In macroeconomics, an industry is a branch of an economy that produces a closely-related set of raw materials, goods, or services.[2] For example, one might refer to the wood industry or to the insurance industry.
When evaluating a single group or company, its dominant source of revenue is typically used by industry classifications to classify it within a specific industry.[3] For example the International Standard Industrial Classification (ISIC) – used directly or through derived classifications for the official statistics of most countries worldwide – classifies "statistical units" by the "economic activity in which they mainly engage". Industry is then defined as "set of statistical units that are classified into the same ISIC category".[4] However, a single business need not belong just to one industry, such as when a large business (often referred to as a conglomerate) diversifies across separate industries.

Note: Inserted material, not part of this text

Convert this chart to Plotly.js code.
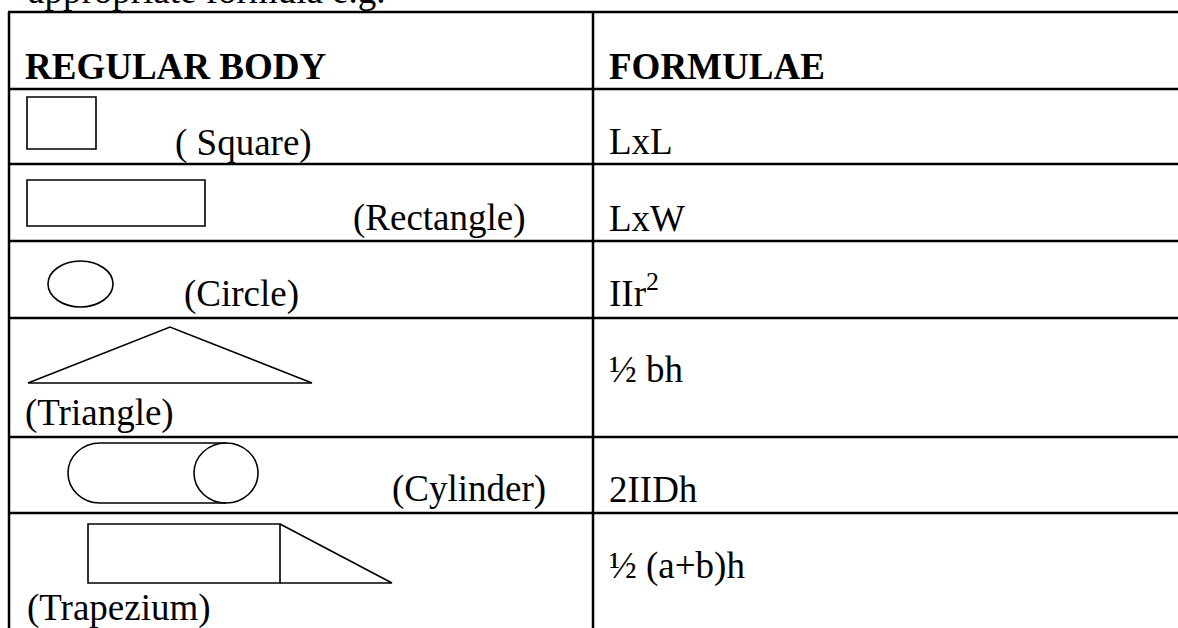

Industries, though associated with specific products, processes, and consumer markets, can evolve over time. One distinct industry (for example, barrelmaking) may become limited to a tiny niche market and get mostly re-classified into another industry using new techniques. At the same time, entirely new industries may branch off from older ones once a significant market becomes apparent[citation needed] (as the semiconductor industry became distinguished from the wider electronics industry).
Industry classification is valuable for economic analysis because it leads to largely distinct categories with simple relationships. However, more complex cases, such as otherwise different processes yielding similar products, require an element of standardization and prevent any one schema from fitting all possible uses.
Economic theories group industries further into larger categories dubbed economic sectors.